>> start

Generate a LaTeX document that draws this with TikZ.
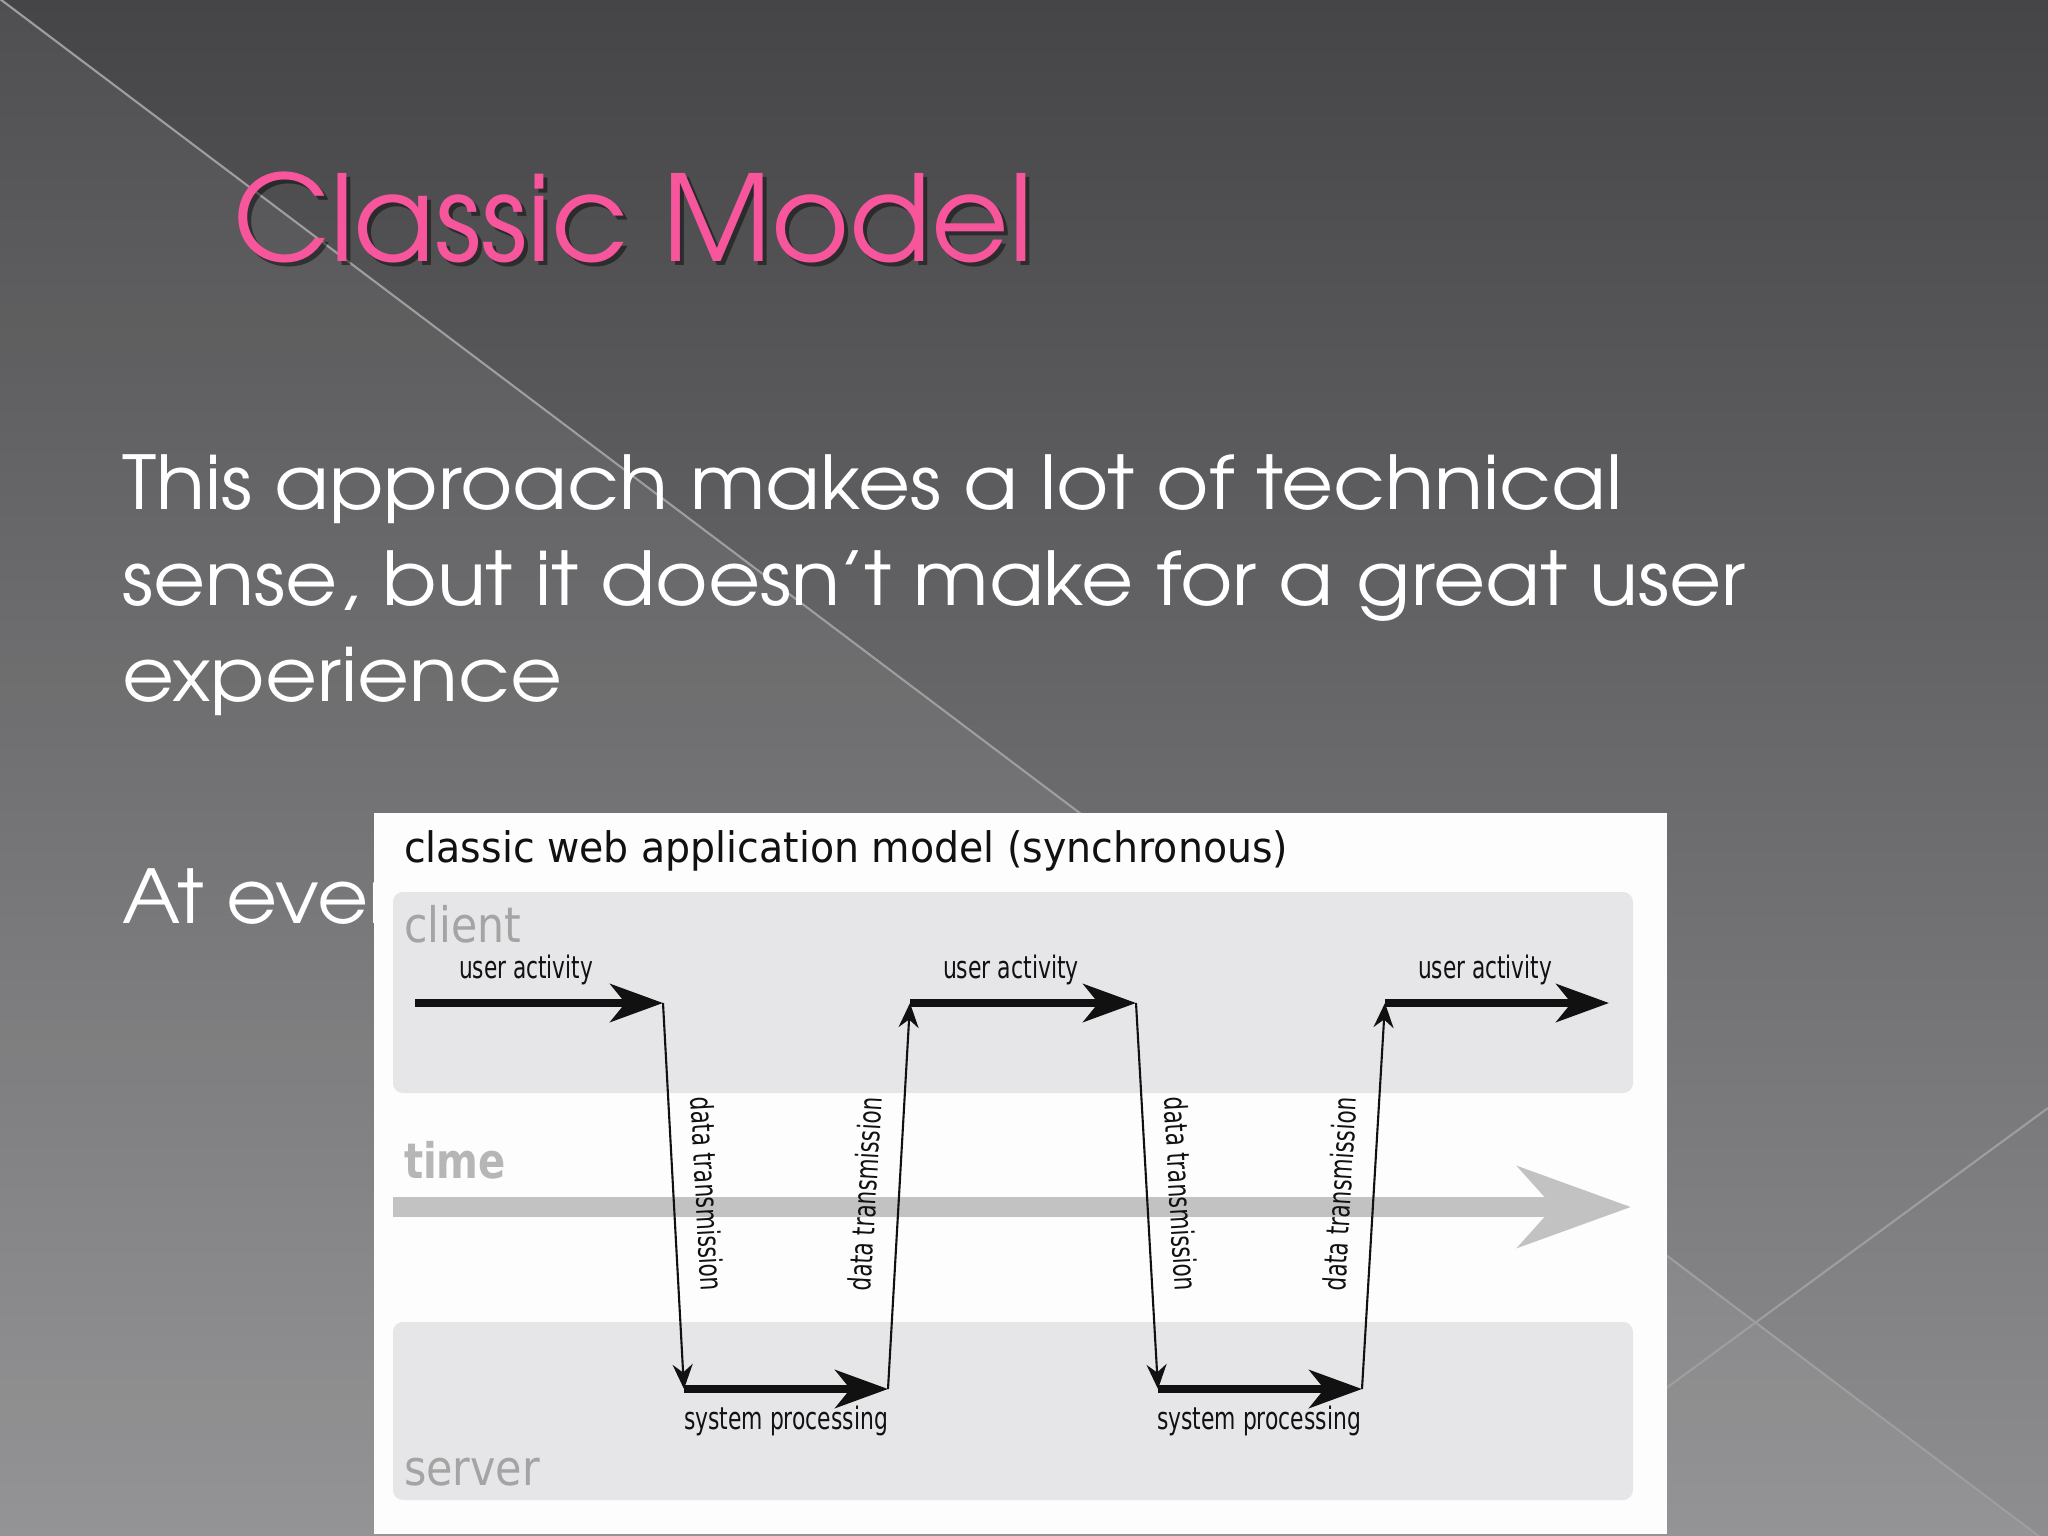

>> end
>> start

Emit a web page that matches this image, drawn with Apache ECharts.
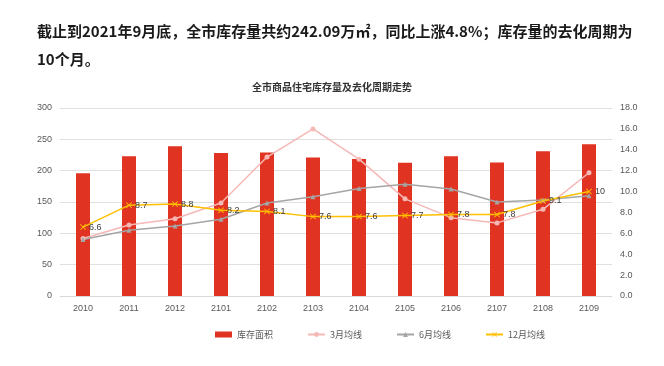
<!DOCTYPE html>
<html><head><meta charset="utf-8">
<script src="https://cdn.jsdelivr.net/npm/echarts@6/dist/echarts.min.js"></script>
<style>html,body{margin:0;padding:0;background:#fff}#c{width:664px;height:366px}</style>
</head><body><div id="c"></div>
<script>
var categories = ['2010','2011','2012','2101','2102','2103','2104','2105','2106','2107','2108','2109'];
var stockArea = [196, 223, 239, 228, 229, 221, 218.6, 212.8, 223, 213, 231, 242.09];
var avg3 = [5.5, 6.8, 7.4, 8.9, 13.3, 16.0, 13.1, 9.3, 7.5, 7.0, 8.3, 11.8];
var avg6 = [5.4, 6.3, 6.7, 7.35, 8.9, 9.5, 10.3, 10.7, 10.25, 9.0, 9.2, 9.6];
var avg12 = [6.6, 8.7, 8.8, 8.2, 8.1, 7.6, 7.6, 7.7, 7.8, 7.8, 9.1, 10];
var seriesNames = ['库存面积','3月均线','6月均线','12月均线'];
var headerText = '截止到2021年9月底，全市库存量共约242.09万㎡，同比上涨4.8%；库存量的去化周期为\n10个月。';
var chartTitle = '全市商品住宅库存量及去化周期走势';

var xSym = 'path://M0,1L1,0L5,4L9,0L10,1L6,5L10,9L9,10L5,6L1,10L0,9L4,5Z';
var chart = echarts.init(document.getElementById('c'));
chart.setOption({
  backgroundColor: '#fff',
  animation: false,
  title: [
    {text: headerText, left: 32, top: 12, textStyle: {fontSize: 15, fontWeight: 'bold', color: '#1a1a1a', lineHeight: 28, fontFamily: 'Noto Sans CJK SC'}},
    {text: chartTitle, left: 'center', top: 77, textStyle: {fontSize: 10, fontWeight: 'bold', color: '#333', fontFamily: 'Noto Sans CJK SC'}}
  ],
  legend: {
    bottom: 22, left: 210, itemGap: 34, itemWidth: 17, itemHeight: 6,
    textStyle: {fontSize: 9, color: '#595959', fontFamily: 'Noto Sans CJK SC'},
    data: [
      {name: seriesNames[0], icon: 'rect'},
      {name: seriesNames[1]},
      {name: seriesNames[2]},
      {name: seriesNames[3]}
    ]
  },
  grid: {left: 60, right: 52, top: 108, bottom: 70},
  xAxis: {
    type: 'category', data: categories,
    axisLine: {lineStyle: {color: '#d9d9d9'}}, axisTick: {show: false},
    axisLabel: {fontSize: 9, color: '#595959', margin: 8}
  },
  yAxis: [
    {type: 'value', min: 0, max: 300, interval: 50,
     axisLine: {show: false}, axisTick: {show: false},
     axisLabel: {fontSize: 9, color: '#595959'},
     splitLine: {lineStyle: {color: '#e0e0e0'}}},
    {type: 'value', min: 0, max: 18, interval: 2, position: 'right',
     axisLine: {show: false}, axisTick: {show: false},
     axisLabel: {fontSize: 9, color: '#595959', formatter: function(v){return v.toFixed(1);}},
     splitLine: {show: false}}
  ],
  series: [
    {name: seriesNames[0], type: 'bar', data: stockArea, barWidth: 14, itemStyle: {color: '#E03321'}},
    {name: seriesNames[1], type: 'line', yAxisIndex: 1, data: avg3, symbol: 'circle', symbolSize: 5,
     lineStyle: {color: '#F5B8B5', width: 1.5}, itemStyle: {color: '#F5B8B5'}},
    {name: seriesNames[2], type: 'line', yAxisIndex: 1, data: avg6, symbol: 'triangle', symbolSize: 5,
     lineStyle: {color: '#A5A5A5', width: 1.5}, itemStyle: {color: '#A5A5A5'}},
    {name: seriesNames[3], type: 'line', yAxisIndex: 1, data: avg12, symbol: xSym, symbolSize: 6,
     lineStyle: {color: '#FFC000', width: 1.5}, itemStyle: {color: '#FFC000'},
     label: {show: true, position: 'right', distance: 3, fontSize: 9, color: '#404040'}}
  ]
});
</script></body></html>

>> end
>> start

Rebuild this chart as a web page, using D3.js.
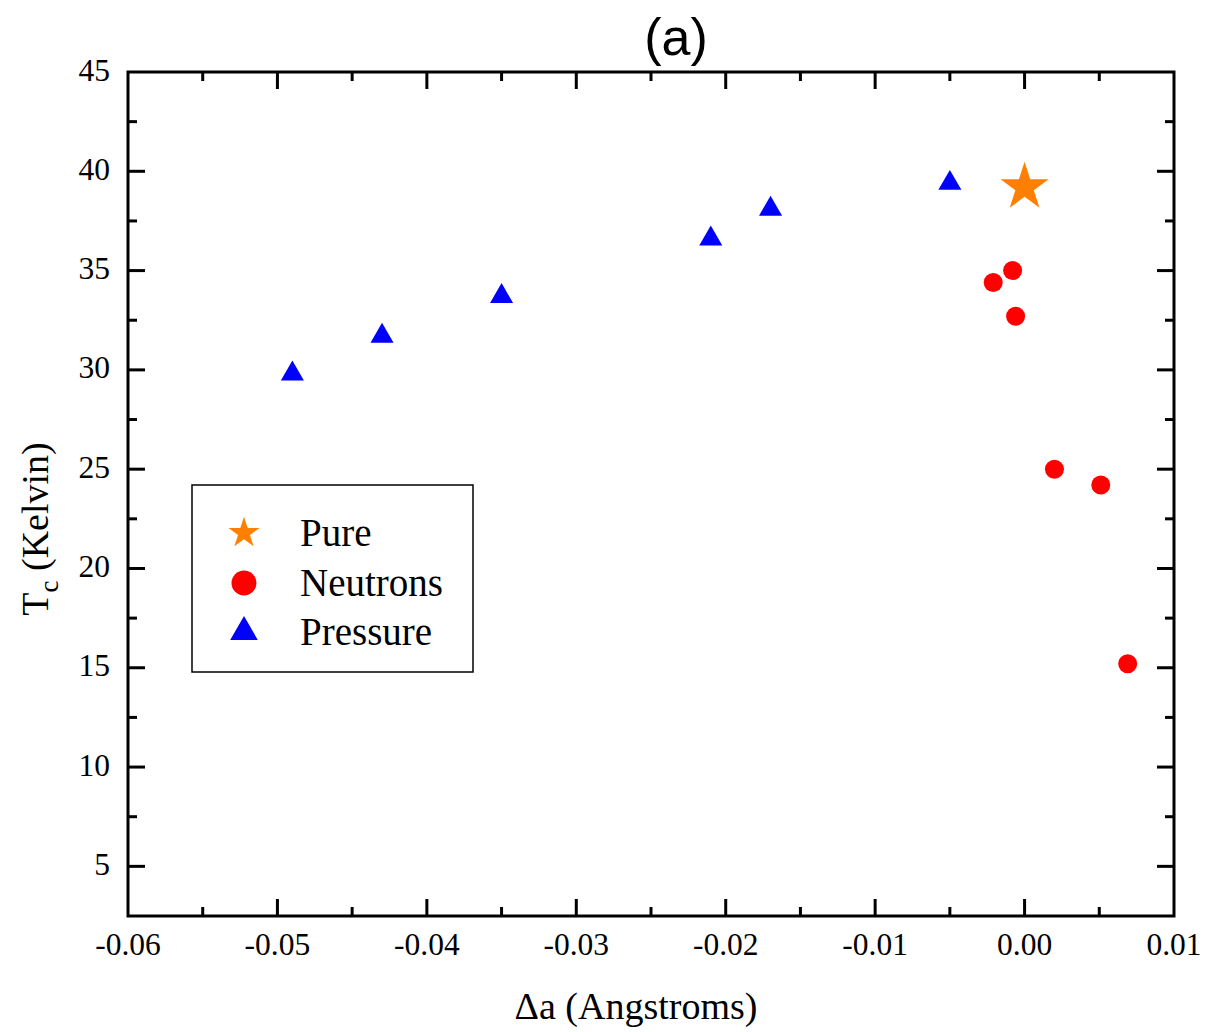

>> end

_To do_.
Skip all pictures. Output only the lines from the one containing "Emit a web page" to the one containing "var chartTitle = '全市商品住宅库存量及去化周期走势';", both lines included.

_Complete response_.
Emit a web page that matches this image, drawn with Apache ECharts.
<!DOCTYPE html>
<html><head><meta charset="utf-8">
<script src="https://cdn.jsdelivr.net/npm/echarts@6/dist/echarts.min.js"></script>
<style>html,body{margin:0;padding:0;background:#fff}#c{width:664px;height:366px}</style>
</head><body><div id="c"></div>
<script>
var categories = ['2010','2011','2012','2101','2102','2103','2104','2105','2106','2107','2108','2109'];
var stockArea = [196, 223, 239, 228, 229, 221, 218.6, 212.8, 223, 213, 231, 242.09];
var avg3 = [5.5, 6.8, 7.4, 8.9, 13.3, 16.0, 13.1, 9.3, 7.5, 7.0, 8.3, 11.8];
var avg6 = [5.4, 6.3, 6.7, 7.35, 8.9, 9.5, 10.3, 10.7, 10.25, 9.0, 9.2, 9.6];
var avg12 = [6.6, 8.7, 8.8, 8.2, 8.1, 7.6, 7.6, 7.7, 7.8, 7.8, 9.1, 10];
var seriesNames = ['库存面积','3月均线','6月均线','12月均线'];
var headerText = '截止到2021年9月底，全市库存量共约242.09万㎡，同比上涨4.8%；库存量的去化周期为\n10个月。';
var chartTitle = '全市商品住宅库存量及去化周期走势';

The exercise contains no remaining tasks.